Let’s all agree that law schools need to do more to prepare students to serve clients in practice, to serve our profession and a civil society, and to succeed when they must face that obstacle to practice, the bar. The Council’s more recent proposal however, will incentivize law schools on the backs of law students. Don’t forget that 94.8% of all students eventually pass the bar (1998 LSAC National Longitudinal Bar Passage Study). The Council, under the pretext of consumer protection, by shortening the time given to achieve 75% passage and eliminating the flexibility in the current standard to account for state-by-state differences in pass rates and transfer issues, is doing just that – hurting those law students who will pass eventually – many of whom will bring more diversity to the profession.

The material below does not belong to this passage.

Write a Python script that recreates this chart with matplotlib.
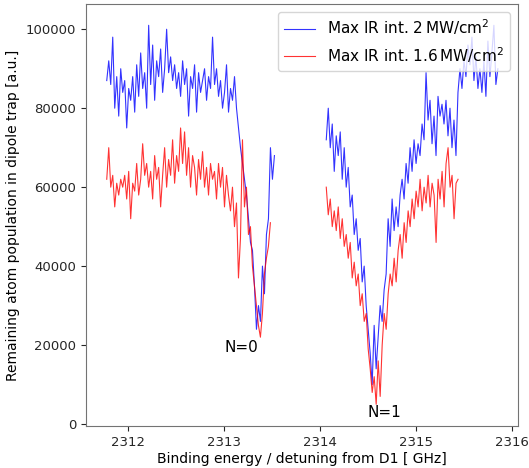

Perhaps law schools should have to return some of the tuition they collect to people who fail twice – at that point they can make an informed decision about whether to keep trying or whether they can make another career choice without facing so much crushing debt.
lizryancole,
The point is that many law schools can do a much better job educating students than they are currently doing. They can solve the bar passage themselves by using better approaches to educating their students. FIU did it. Let’s don’t let lazy law schools off the hook. Let’s have diversity, consumer protection, and better law graduates. Everybody wins.
CLEA has also written a thoughtful letter opposing the revisions. It is available at: https://tinyurl.com/y9v3jfqq
Scott and Liz, you both have added so much to our collective knowledge through your work and scholarship. Thanks for your thought provoking comments.